Second, statistics show that roughly a third of first-generation immigrants—including Hispanic, Chinese, Indian, and other Asian Americans—supported Trump, at least partly for his anti-immigration rhetoric. Clearly, racial discrimination fails to explain why these naturalized immigrants are against folks of their own stocks.

So, besides racial prejudice, what else is there behind xenophobia?

Among the evolved human instincts, we can find at least two for the anti-immigration sentiment: territoriality and the endowment effect.

Territoriality exists in a vast range of animals from insects to our close primate relatives. When resources (food, water, shelters, mates) are scarce, they become valuable. And the individual that owns a territory has the priority in exclusive use of these assets. That’s why butterflies monopolize a spot of sunlight under a tree, beavers fight off sneaky infiltrators into their home ponds, and chimps secure a tract of prime forest for their own use. We humans, likewise, protect a turf that could be our home or our nation.
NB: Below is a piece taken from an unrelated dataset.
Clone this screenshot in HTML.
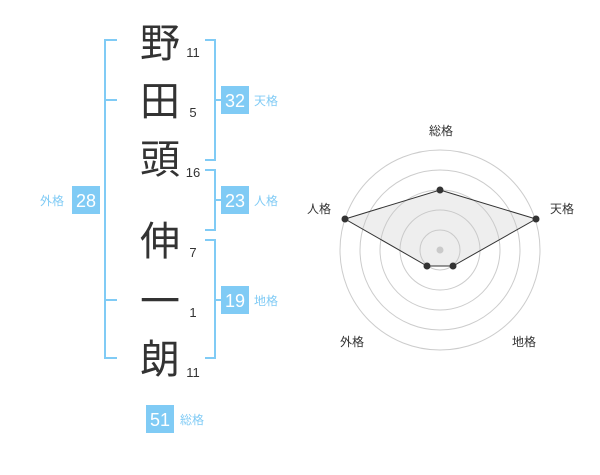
<!DOCTYPE html>
<html><head><meta charset="utf-8"><style>
body{margin:0;width:600px;height:470px;background:#fff;overflow:hidden;font-family:"Liberation Sans","Noto Sans CJK JP",sans-serif}
</style></head><body>
<svg width="600" height="470" xmlns="http://www.w3.org/2000/svg" font-family="Liberation Sans, Noto Sans CJK JP, sans-serif">
<g stroke="#80cbf5" stroke-width="2" fill="none">
<path d="M117 40H105V358H117M105 100H117M105 300H117"/>
<path d="M205 40H215V160H205M215 100H221"/>
<path d="M205 170H215V230H205M215 200H221"/>
<path d="M205 240H215V358H205M215 300H221"/>
</g>
<g font-size="40" fill="#333" text-anchor="middle" font-family="Noto Sans CJK JP, sans-serif">
<text x="160" y="57">野</text><text x="160" y="115">田</text><text x="160" y="173">頭</text>
<text x="160" y="255">伸</text><text x="160" y="315">一</text><text x="160" y="373">朗</text>
</g>
<g font-size="13" fill="#333" text-anchor="middle">
<text x="193" y="57">11</text><text x="193" y="117">5</text><text x="193" y="177">16</text>
<text x="193" y="257">7</text><text x="193" y="317">1</text><text x="193" y="377">11</text>
</g>
<g fill="#80cbf5">
<rect x="221" y="86" width="28" height="28"/><rect x="221" y="186" width="28" height="28"/>
<rect x="221" y="286" width="28" height="28"/><rect x="72" y="186" width="28" height="28"/>
<rect x="146" y="405" width="28" height="28"/>
</g>
<g font-size="18" fill="#fff" text-anchor="middle">
<text x="235" y="107">32</text><text x="235" y="207">23</text><text x="235" y="307">19</text>
<text x="86" y="207">28</text><text x="160" y="426">51</text>
</g>
<g font-size="12" fill="#80cbf5">
<text x="254" y="105">天格</text><text x="254" y="205">人格</text><text x="254" y="305">地格</text>
<text x="40" y="205">外格</text><text x="180" y="424">総格</text>
</g>
<g stroke="#ccc" fill="none" stroke-width="1">
<circle cx="440" cy="250" r="20"/><circle cx="440" cy="250" r="40"/><circle cx="440" cy="250" r="60"/>
<circle cx="440" cy="250" r="80"/><circle cx="440" cy="250" r="100"/>
</g>
<circle cx="440" cy="250" r="3.5" fill="#ccc"/>
<polygon points="440,190 536,219 453,266 427,266 345,219" fill="rgba(200,200,200,0.3)" stroke="#333" stroke-width="1"/>
<g fill="#333">
<circle cx="440" cy="190" r="3.5"/><circle cx="536" cy="219" r="3.5"/><circle cx="453" cy="266" r="3.5"/>
<circle cx="427" cy="266" r="3.5"/><circle cx="345" cy="219" r="3.5"/>
</g>
<g font-size="12" fill="#333" text-anchor="middle">
<text x="441" y="135">総格</text><text x="562" y="213">天格</text><text x="319" y="213">人格</text>
<text x="524" y="346">地格</text><text x="352" y="346">外格</text>
</g>
</svg>
</body></html>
So, territoriality, from an evolutionary standpoint, is about competing for and securing resources essential for our survival and reproduction. This explains much of our negativity against immigrants, who we may think covet or threaten our possessions and privileges, regardless of their ethnic backgrounds. (This is not to mention that many of our common social and economic resources—public schools, housing subsidies, welfare benefits—are supported by money from taxpayers. Our fairness instinct makes us vigilant against free-riders.)

Human territoriality also predicts the wax and wane of our anti-immigration sentiment. When the resources we own—jobs, wages, income stability, social benefits—are perceived vulnerable to immigrants, our anti-immigration sentiment perks up. This says much about the core of Trump supporters: undereducated, low-income workers, many of whom are in the declining and struggling manufacturing sector. They have the most to fear for losing jobs to immigrants.

Obviously, many cultural aspects of immigrants, such as languages, customs, and religions, have little to do with critical resources for the native-born, and territoriality can’t explain why we may still hold grudges about immigrants for these intangible, non-material things.

This vacuum can be filled with a phenomenon known as the endowment effect.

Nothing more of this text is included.